Dass der Mond um die Erde kreist, ist also nur eine von mehreren Möglichkeiten, seine Reisen zu beschreiben.

Nun kann man die Frage, ob der Mond "mehr" um die Erde oder um die Sonne kreist, dahin präzisieren, dass man wissen will, zu welchem Objekt er stärker angezogen wird. Dazu muss man wissen, dass die Massen von Erde und Sonne sich etwa wie 1 : 300000 verhalten und der Erdbahnradius etwa 400-mal so groß ist wie der Abstand zwischen Erde und Mond (also was man so den Mondbahnradius nennt, aber genauer Weise den geostatischen Mondbahnradius nennen müsste).

Da die Sonne vom Mond rund 400-mal so weit entfernt ist wie die Erde, würde er von der Erde 4002=160000-mal so stark angezogen wie von einer Sonne, die nur so schwer wie die Erde wäre. Nun ist die Sonne aber 300000-mal schwerer, also ist die Anziehung zwischen Mond und Sonne fast doppelt so stark wie die zwischen Mond und Erde.

Der Mond wird also von keinem Objekt so stark beschleunigt wie von der Sonne und hat diese Eigenschaft mit den anderen Planeten gemeinsam. Die Anziehung der Erde bewirkt sozusagen nur eine Kopplung der Umläufe beider um die Sonne. Eine solche Kopplung könnte es auch bei zwei gleich schweren Planeten geben, die umeinander und zusammen um die Sonne laufen, wobei dann nicht zu sagen wäre, wer wessen Satellit sein soll.

Was folgt aus unserem Ergebnis für die heliostatische Form der Mondbahn (die also analog zur Bahnkurve der roten Ente ist)? Welches Bild ist ungefähr richtig?

Wenn der Mond stets von der Sonne stärker als von der Erde beschleunigt wird, wie wir abgeschätzt haben, muss das auch für die Neumond-Position gelten, wenn der Mond zwischen Erde und Sonne läuft. Die Kurveninnenseite seiner heliostatische Bahnkurve muss (auch) dann zur Sonne zeigen. Die richtige Kurve ist also die dritte. Hier ist sie noch einmal zwischen zwei blaue Kreise gezeichnet, damit man den Unterschied zur Kreisform überhaupt sehen kann (das ist wohlgemerkt nicht die Erdbahn, die noch viel runder ist, sondern die jährliche Mondbahn um die Sonne!):

Ist es für Satelliten (sozusagen Monde, obwohl eigentlich "Mond" genau so ein Eigenname ist wie "Erde" oder "Sonne", man sagt auch nicht zu den Planeten "Erden" oder zu den Sternen "Sonnen") normal, dass sie von der Sonne stärker angezogen werden also von "ihren" Planeten? ("Ihr" ist hier nicht als Besitz gemeint, sondern als wechselseitige Zugehörigkeit, wie wenn jemand sagt "meine Eltern" oder "meine Kinder".)
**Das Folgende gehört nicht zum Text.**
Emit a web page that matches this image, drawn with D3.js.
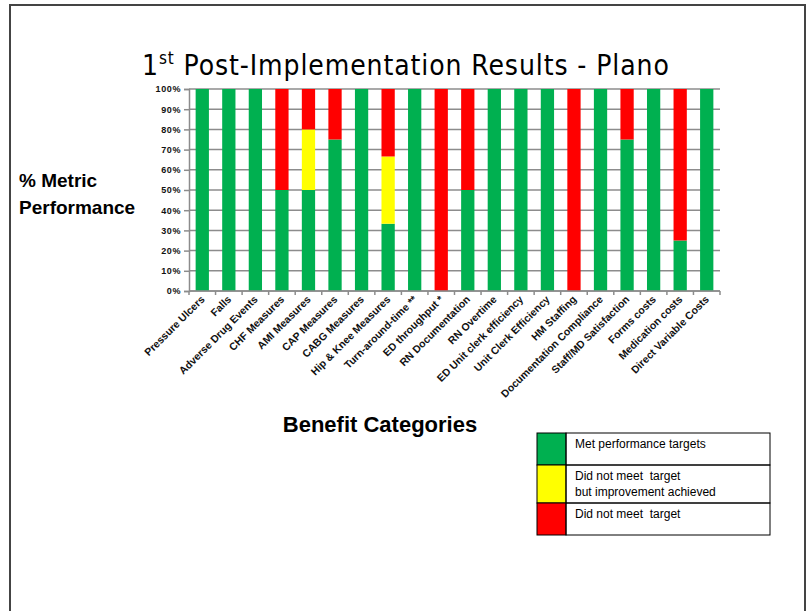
<!DOCTYPE html>
<html>
<head>
<meta charset="utf-8">
<script src="https://cdn.jsdelivr.net/npm/d3@7"></script>
<style>
  body { margin: 0; background: #fff; }
  svg { display: block; }
</style>
</head>
<body>
<svg id="chart" width="810" height="611"></svg>
<script>
// chart values
const categories = [
    "Pressure Ulcers", "Falls", "Adverse Drug Events", "CHF Measures",
    "AMI Measures", "CAP Measures", "CABG Measures", "Hip & Knee Measures",
    "Turn-around-time **", "ED throughput *", "RN Documentation", "RN Overtime",
    "ED Unit clerk efficiency", "Unit Clerk Efficiency", "HM Staffing",
    "Documentation Compliance", "Staff/MD Satisfaction", "Forms costs",
    "Medication costs", "Direct Variable Costs"
];
const metValues      = [100, 100, 100, 50, 50, 75, 100, 33.3, 100, 0, 50, 100, 100, 100, 0, 100, 75, 100, 25, 100];
const improvedValues = [0, 0, 0, 0, 30, 0, 0, 33.3, 0, 0, 0, 0, 0, 0, 0, 0, 0, 0, 0, 0];
const notMetValues   = [0, 0, 0, 50, 20, 25, 0, 33.4, 0, 100, 50, 0, 0, 0, 100, 0, 25, 0, 75, 0];
const yTicks = [0, 10, 20, 30, 40, 50, 60, 70, 80, 90, 100];

const seriesKeys = ["met", "improved", "notMet"];
const legendLabels = [
    ["Met performance targets"],
    ["Did not meet  target", "but improvement achieved"],
    ["Did not meet  target"]
];
const seriesColor = d3.scaleOrdinal()
    .domain(seriesKeys)
    .range(["#00b050", "#ffff00", "#ff0000"]);

const svg = d3.select("#chart");

const marginLeft = 189;
const marginRight = 720;
const marginTop = 89;
const marginBottom = 291;

// slide frame
svg.append("rect")
    .attr("x", 10).attr("y", 5)
    .attr("width", 795).attr("height", 640)
    .attr("fill", "none")
    .attr("stroke", "#444")
    .attr("stroke-width", 2);

// title
const title = svg.append("text")
    .attr("x", 142).attr("y", 75)
    .attr("font-family", "DejaVu Sans Condensed, DejaVu Sans, sans-serif")
    .attr("font-size", 28)
    .attr("letter-spacing", 0.9)
    .attr("fill", "#000");
title.append("tspan").text("1");
title.append("tspan").text("st").attr("font-size", 17).attr("dy", -11);
title.append("tspan").text(" Post-Implementation Results - Plano").attr("dy", 11);

const records = categories.map((c, i) => ({
    category: c,
    met: metValues[i],
    improved: improvedValues[i],
    notMet: notMetValues[i]
}));

const stacked = d3.stack().keys(seriesKeys)(records);

const xscale = d3.scaleBand()
    .domain(categories)
    .range([marginLeft, marginRight])
    .paddingInner(0.5)
    .paddingOuter(0.25);

const yscale = d3.scaleLinear()
    .domain([0, 100])
    .range([marginBottom, marginTop]);

// gridlines
svg.append("g")
    .selectAll("line")
    .data(yTicks)
    .join("line")
    .attr("x1", marginLeft).attr("x2", marginRight)
    .attr("y1", d => yscale(d)).attr("y2", d => yscale(d))
    .attr("stroke", "#8c8c8c")
    .attr("stroke-width", 1.5);

// bars
svg.append("g")
    .selectAll("g")
    .data(stacked)
    .join("g")
    .attr("fill", d => seriesColor(d.key))
    .selectAll("rect")
    .data(d => d)
    .join("rect")
    .attr("x", d => xscale(d.data.category))
    .attr("width", xscale.bandwidth())
    .attr("y", d => yscale(d[1]))
    .attr("height", d => yscale(d[0]) - yscale(d[1]));

// y axis
const yAxis = d3.axisLeft(yscale)
    .tickValues(yTicks)
    .tickFormat(d => d + "%")
    .tickSize(5)
    .tickPadding(3);

const yg = svg.append("g")
    .attr("transform", `translate(${[marginLeft, 0]})`)
    .call(yAxis);
yg.select(".domain").attr("stroke", "#8c8c8c").attr("stroke-width", 1.5);
yg.selectAll(".tick line").attr("stroke", "#8c8c8c").attr("stroke-width", 1.5);
yg.selectAll(".tick text")
    .attr("font-family", "Liberation Sans, Arial, sans-serif")
    .attr("font-weight", "bold")
    .attr("font-size", 9)
    .attr("letter-spacing", 0.6)
    .attr("fill", "#111");

// x axis: ticks sit on the category boundaries
const boundaries = d3.range(categories.length + 1).map(i => marginLeft + i * (marginRight - marginLeft) / categories.length);
const xg = svg.append("g");
xg.append("line")
    .attr("x1", marginLeft).attr("x2", marginRight)
    .attr("y1", marginBottom).attr("y2", marginBottom)
    .attr("stroke", "#8c8c8c")
    .attr("stroke-width", 1.5);
xg.selectAll(".btick")
    .data(boundaries)
    .join("line")
    .attr("class", "btick")
    .attr("x1", d => d).attr("x2", d => d)
    .attr("y1", marginBottom).attr("y2", marginBottom + 4)
    .attr("stroke", "#8c8c8c")
    .attr("stroke-width", 1.5);

xg.selectAll("text")
    .data(categories)
    .join("text")
    .attr("transform", d => `translate(${[xscale(d) + xscale.bandwidth() / 2 + 3, marginBottom + 9]}) rotate(-45)`)
    .attr("text-anchor", "end")
    .attr("font-family", "Liberation Sans, Arial, sans-serif")
    .attr("font-weight", "bold")
    .attr("font-size", 10.5)
    .attr("fill", "#111")
    .text(d => d);

// axis titles
const ylab = svg.append("text")
    .attr("x", 19).attr("y", 187)
    .attr("font-family", "Liberation Sans, Arial, sans-serif")
    .attr("font-weight", "bold")
    .attr("font-size", 19)
    .attr("fill", "#000");
ylab.append("tspan").attr("x", 19).text("% Metric");
ylab.append("tspan").attr("x", 19).attr("dy", 27).text("Performance");

svg.append("text")
    .attr("x", 380).attr("y", 432)
    .attr("text-anchor", "middle")
    .attr("font-family", "Liberation Sans, Arial, sans-serif")
    .attr("font-weight", "bold")
    .attr("font-size", 22)
    .attr("fill", "#000")
    .text("Benefit Categories");

// legend table
const legendX = 537;
const legendW = 233;
const swatchW = 29;
const rowTops = [433, 465, 503];
const rowBottoms = [465, 503, 535];

const legend = svg.append("g");
const rows = legend.selectAll("g")
    .data(seriesKeys)
    .join("g");
rows.append("rect")
    .attr("x", legendX)
    .attr("y", (d, i) => rowTops[i])
    .attr("width", swatchW)
    .attr("height", (d, i) => rowBottoms[i] - rowTops[i])
    .attr("fill", d => seriesColor(d));
rows.append("rect")
    .attr("x", legendX + swatchW)
    .attr("y", (d, i) => rowTops[i])
    .attr("width", legendW - swatchW)
    .attr("height", (d, i) => rowBottoms[i] - rowTops[i])
    .attr("fill", "none")
    .attr("stroke", "#000")
    .attr("stroke-width", 1);
rows.append("rect")
    .attr("x", legendX)
    .attr("y", (d, i) => rowTops[i])
    .attr("width", swatchW)
    .attr("height", (d, i) => rowBottoms[i] - rowTops[i])
    .attr("fill", "none")
    .attr("stroke", "#000")
    .attr("stroke-width", 1);
rows.append("text")
    .attr("font-family", "Liberation Sans, Arial, sans-serif")
    .attr("font-size", 12)
    .attr("fill", "#000")
    .style("white-space", "pre")
    .selectAll("tspan")
    .data((d, i) => legendLabels[i].map((t, j) => ({t, j, i})))
    .join("tspan")
    .attr("x", legendX + swatchW + 9)
    .attr("y", d => rowTops[d.i] + 15 + d.j * 16)
    .text(d => d.t);
</script>
</body>
</html>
Das hängt vom Massen- und vom Abstandsverhältnis ab. Was gar keine Rolle spielt, ist die Masse des Satelliten.

Tatsächlich werden die äußersten bekannten Jupiter-Satelliten Pasiphae und Sinope von der Sonne ungefähr so stark angezogen wie von ihrem Planeten (Jupiter hat rund 1/1000 der Sonnenmasse, die Bahnradien verhalten sich immerhin wie 1:34), aber alle anderen außer unserem Mond werden von der Sonne deutlich weniger angezogen als von ihrem Planeten.

Wenn wir das Gespann Erde–Mond als Doppelplaneten ansehen, so ist aber auch ein wichtiger Grund, dass ihr Massenverhältnis vergleichsweise nahe bei 1 liegt. Wenn der Mond viel kleiner wäre, würde er trotzdem von der Sonne stärker angezogen als von der Erde, aber man würde nicht von einem Doppelplaneten sprechen.